The pipeline below maps the zebrafish developmental sequence from environmental trigger to lateralized behavior, as described in the WVU research.
What the Two Studies Together Do and Do Not Establish
Taking the Oxford and WVU findings together produces a coherent but incomplete picture. The Oxford model identifies the evolutionary-scale variables — bipedalism and brain expansion — that statistically explain why human handedness reached population-level consistency. The WVU research demonstrates that lateralization at the individual developmental level is partially environmental, shaped by which sensory input arrives first during a formative window. These are complementary mechanisms at different timescales, not competing explanations.

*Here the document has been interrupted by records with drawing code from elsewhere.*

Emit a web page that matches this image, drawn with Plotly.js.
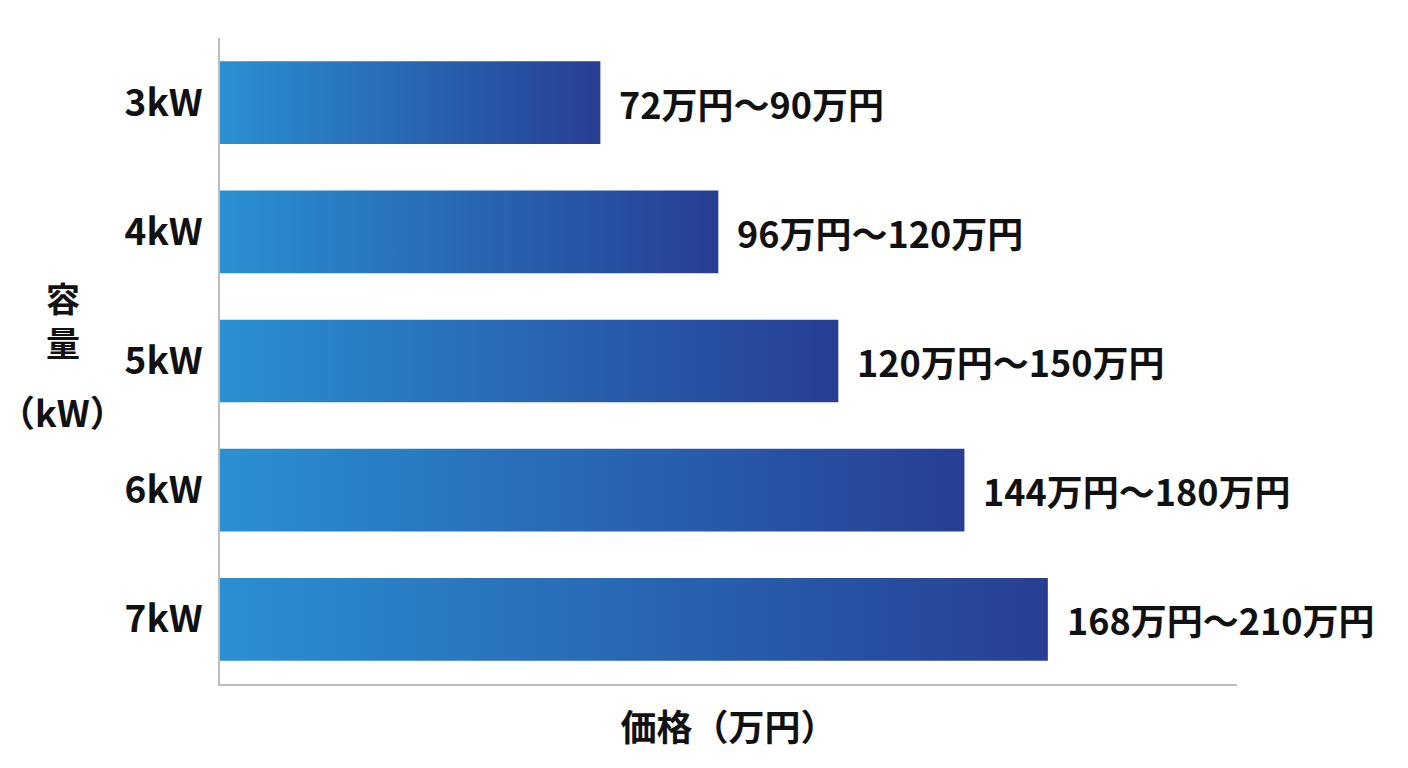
<!DOCTYPE html>
<html>
<head>
<meta charset="utf-8">
<script src="https://cdn.plot.ly/plotly-3.0.1.min.js"></script>
<style>
  html, body { margin: 0; padding: 0; background: #fff; }
  #chart { width: 1408px; height: 768px; }
</style>
</head>
<body>
<div id="chart"></div>
<script>
// capacity categories and bar lengths (in 万円-ish scale)
let capacities = ["3kW", "4kW", "5kW", "6kW", "7kW"];
let barValues = [93.5, 122.5, 152, 183, 203.5];
let priceLabels = ["72万円～90万円", "96万円～120万円", "120万円～150万円", "144万円～180万円", "168万円～210万円"];

let font = "'Noto Sans CJK JP', 'Noto Sans', sans-serif";

let trace = {
    type: "bar",
    orientation: "h",
    y: capacities,
    x: barValues,
    marker: {color: "#2766b2", line: {width: 0}},
    hoverinfo: "none"
};

// price text next to each bar
let annotations = capacities.map((cap, i) => ({
    x: barValues[i],
    y: cap,
    xref: "x",
    yref: "y",
    text: "<b>" + priceLabels[i] + "</b>",
    showarrow: false,
    xanchor: "left",
    yanchor: "middle",
    xshift: 17,
    font: {family: font, size: 36, color: "#111"}
}));

// y axis title in two pieces: 容量 stacked, then （kW）
annotations.push({
    xref: "paper", yref: "paper",
    x: -0.1544, y: 0.5,
    xanchor: "center", yanchor: "middle",
    yshift: 42,
    text: "<b>容<br>量</b>",
    showarrow: false,
    borderpad: 0,
    font: {family: font, size: 34, color: "#111"}
});
annotations.push({
    xref: "paper", yref: "paper",
    x: -0.1544, y: 0.5,
    xanchor: "center", yanchor: "middle",
    yshift: -50,
    text: "<b>（kW）</b>",
    showarrow: false,
    borderpad: 0,
    font: {family: font, size: 36, color: "#111"}
});

let layout = {
    width: 1408,
    height: 768,
    margin: {l: 220, r: 171, t: 38, b: 84},
    paper_bgcolor: "#fff",
    plot_bgcolor: "#fff",
    showlegend: false,
    bargap: 0.36,
    font: {family: font, color: "#111"},
    xaxis: {
        range: [0, 250],
        showgrid: false,
        zeroline: false,
        showticklabels: false,
        showline: true,
        linecolor: "#bdbdbd",
        linewidth: 2,
        ticks: "",
        title: {text: "<b>価格（万円）</b>", font: {family: font, size: 36, color: "#111"}, standoff: 31}
    },
    yaxis: {
        autorange: "reversed",
        showgrid: false,
        zeroline: false,
        showline: true,
        linecolor: "#bdbdbd",
        linewidth: 2,
        ticks: "outside",
        ticklen: 8,
        tickcolor: "rgba(0,0,0,0)",
        tickfont: {family: font, size: 37, color: "#111", weight: "bold"}
    },
    annotations: annotations
};

Plotly.newPlot("chart", [trace], layout, {staticPlot: true}).then(function(gd){
    // horizontal gradient on each bar
    let svg = gd.querySelector("svg.main-svg");
    let ns = "http://www.w3.org/2000/svg";
    let defs = svg.querySelector("defs") || svg.insertBefore(document.createElementNS(ns, "defs"), svg.firstChild);
    let grad = document.createElementNS(ns, "linearGradient");
    grad.setAttribute("id", "barGrad");
    grad.setAttribute("x1", "0");
    grad.setAttribute("y1", "0");
    grad.setAttribute("x2", "1");
    grad.setAttribute("y2", "0");
    [["0", "#2a90d2"], ["1", "#273e94"]].forEach(s => {
        let stop = document.createElementNS(ns, "stop");
        stop.setAttribute("offset", s[0]);
        stop.setAttribute("stop-color", s[1]);
        grad.appendChild(stop);
    });
    defs.appendChild(grad);
    gd.querySelectorAll(".bars .point path").forEach(p => {
        p.style.fill = "url(#barGrad)";
    });
});
</script>
</body>
</html>
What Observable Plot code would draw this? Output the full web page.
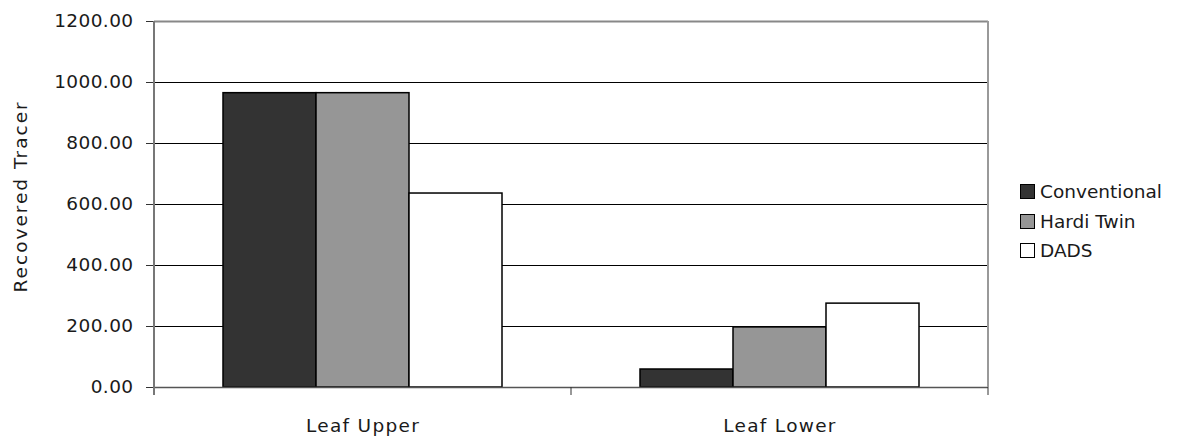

What neither study fully resolves is the persistence of left-handedness. Roughly 10% of humans remain left-handed across populations, a proportion too stable to be explained by random genetic drift alone. One hypothesis, sometimes called the fighting advantage hypothesis, proposes that a minority of left-handers maintains a frequency-dependent advantage in competitive or adversarial contexts where opponents are calibrated to face right-handed opponents. Another possibility is that left-handedness represents a neutral variant maintained by the absence of strong selection against it, rather than any direct advantage. The Oxford study's modeling does not speak directly to this question, and neither does the WVU zebrafish work.
The Oxford model also does not account for how cumulative culture — language, social learning, tool-making traditions passed across generations — may have further stabilized right-hand dominance once it emerged. Whether cultural reinforcement amplified a biological predisposition or simply reflected it remains an open question the researchers acknowledged.
What the Oxford study does establish is that among the measurable anatomical and behavioral variables available across 41 primate species, the combination of bipedal anatomy and larger brain size is sufficient to explain why humans sit where they do on the lateralization spectrum. That is a narrower but more defensible claim than many popular explanations for handedness, and it is one the fossil record can, in principle, continue to test as more hominin specimens are studied.